* Task statement: Begin with the first line and repeat exactly through the line containing "(0,0) rectangle (1344,457);"; leave every image out.

- - -

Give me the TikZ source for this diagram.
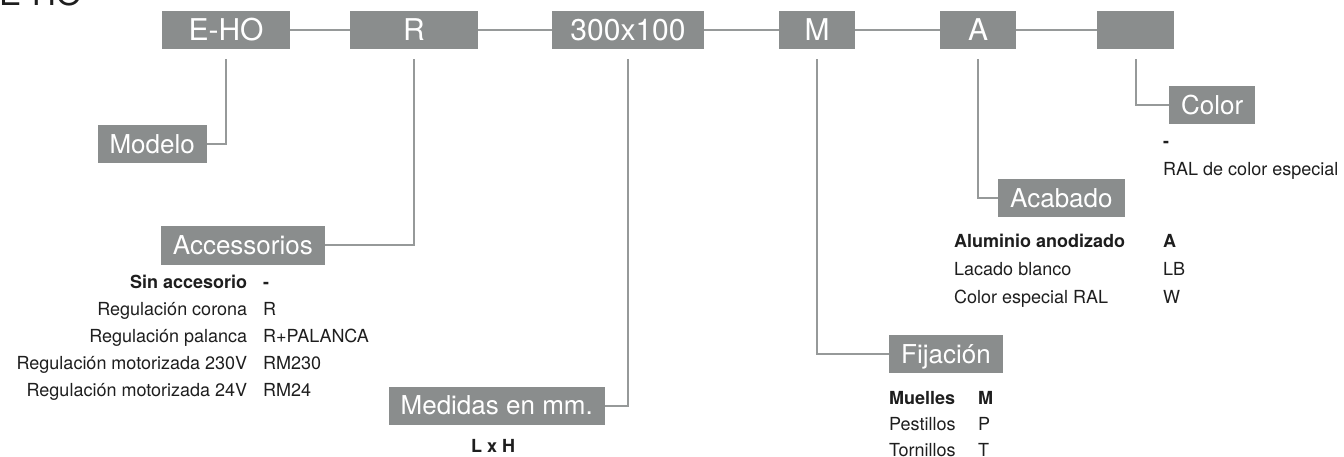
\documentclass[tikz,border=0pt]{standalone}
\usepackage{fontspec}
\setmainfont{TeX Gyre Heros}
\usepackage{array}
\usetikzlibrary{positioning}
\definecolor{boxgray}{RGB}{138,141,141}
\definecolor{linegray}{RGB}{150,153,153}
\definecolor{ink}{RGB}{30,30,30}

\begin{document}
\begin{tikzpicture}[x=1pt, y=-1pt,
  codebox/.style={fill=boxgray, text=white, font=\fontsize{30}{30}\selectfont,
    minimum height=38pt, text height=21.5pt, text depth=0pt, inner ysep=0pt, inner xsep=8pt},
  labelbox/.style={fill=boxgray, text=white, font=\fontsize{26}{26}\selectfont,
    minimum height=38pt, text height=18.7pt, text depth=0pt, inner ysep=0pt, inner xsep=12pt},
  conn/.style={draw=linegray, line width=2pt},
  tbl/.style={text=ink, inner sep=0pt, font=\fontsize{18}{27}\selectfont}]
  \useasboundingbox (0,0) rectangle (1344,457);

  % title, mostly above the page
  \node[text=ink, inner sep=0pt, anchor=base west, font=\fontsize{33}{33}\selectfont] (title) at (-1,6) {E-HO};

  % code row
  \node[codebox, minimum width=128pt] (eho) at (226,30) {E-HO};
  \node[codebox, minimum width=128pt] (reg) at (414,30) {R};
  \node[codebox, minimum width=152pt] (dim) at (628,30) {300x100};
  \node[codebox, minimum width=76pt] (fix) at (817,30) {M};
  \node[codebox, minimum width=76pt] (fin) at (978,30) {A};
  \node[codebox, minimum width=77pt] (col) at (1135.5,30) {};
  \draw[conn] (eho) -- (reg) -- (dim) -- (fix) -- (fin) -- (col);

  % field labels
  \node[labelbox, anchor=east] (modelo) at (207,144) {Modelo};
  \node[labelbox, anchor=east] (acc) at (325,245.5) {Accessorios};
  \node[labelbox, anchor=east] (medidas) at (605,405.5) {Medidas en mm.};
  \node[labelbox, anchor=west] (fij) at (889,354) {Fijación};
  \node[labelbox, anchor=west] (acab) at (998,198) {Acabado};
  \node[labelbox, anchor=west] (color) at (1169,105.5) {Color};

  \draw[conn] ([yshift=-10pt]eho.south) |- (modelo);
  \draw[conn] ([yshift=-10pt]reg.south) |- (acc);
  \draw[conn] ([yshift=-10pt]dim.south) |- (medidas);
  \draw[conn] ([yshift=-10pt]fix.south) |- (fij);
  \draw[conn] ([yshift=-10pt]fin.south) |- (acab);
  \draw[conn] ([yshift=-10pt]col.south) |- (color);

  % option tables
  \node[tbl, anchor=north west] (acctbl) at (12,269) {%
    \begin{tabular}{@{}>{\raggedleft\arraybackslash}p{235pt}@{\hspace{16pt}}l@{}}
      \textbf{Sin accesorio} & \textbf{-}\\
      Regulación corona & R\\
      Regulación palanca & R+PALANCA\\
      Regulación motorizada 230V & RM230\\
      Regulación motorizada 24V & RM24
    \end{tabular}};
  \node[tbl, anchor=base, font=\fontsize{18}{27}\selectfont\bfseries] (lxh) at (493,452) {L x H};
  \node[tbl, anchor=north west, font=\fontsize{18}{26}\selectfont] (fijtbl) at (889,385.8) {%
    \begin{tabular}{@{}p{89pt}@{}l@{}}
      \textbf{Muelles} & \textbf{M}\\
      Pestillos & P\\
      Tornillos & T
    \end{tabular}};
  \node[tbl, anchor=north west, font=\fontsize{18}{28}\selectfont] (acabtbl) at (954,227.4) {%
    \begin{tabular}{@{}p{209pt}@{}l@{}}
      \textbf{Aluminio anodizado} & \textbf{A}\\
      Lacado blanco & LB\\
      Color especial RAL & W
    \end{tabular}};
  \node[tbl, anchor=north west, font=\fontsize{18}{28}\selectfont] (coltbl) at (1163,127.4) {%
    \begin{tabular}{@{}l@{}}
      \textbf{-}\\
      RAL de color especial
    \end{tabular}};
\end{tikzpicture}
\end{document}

- - -

* Answer to the exercise:
Give me the TikZ source for this diagram.
\documentclass[tikz,border=0pt]{standalone}
\usepackage{fontspec}
\setmainfont{TeX Gyre Heros}
\usepackage{array}
\usetikzlibrary{positioning}
\definecolor{boxgray}{RGB}{138,141,141}
\definecolor{linegray}{RGB}{150,153,153}
\definecolor{ink}{RGB}{30,30,30}

\begin{document}
\begin{tikzpicture}[x=1pt, y=-1pt,
  codebox/.style={fill=boxgray, text=white, font=\fontsize{30}{30}\selectfont,
    minimum height=38pt, text height=21.5pt, text depth=0pt, inner ysep=0pt, inner xsep=8pt},
  labelbox/.style={fill=boxgray, text=white, font=\fontsize{26}{26}\selectfont,
    minimum height=38pt, text height=18.7pt, text depth=0pt, inner ysep=0pt, inner xsep=12pt},
  conn/.style={draw=linegray, line width=2pt},
  tbl/.style={text=ink, inner sep=0pt, font=\fontsize{18}{27}\selectfont}]
  \useasboundingbox (0,0) rectangle (1344,457);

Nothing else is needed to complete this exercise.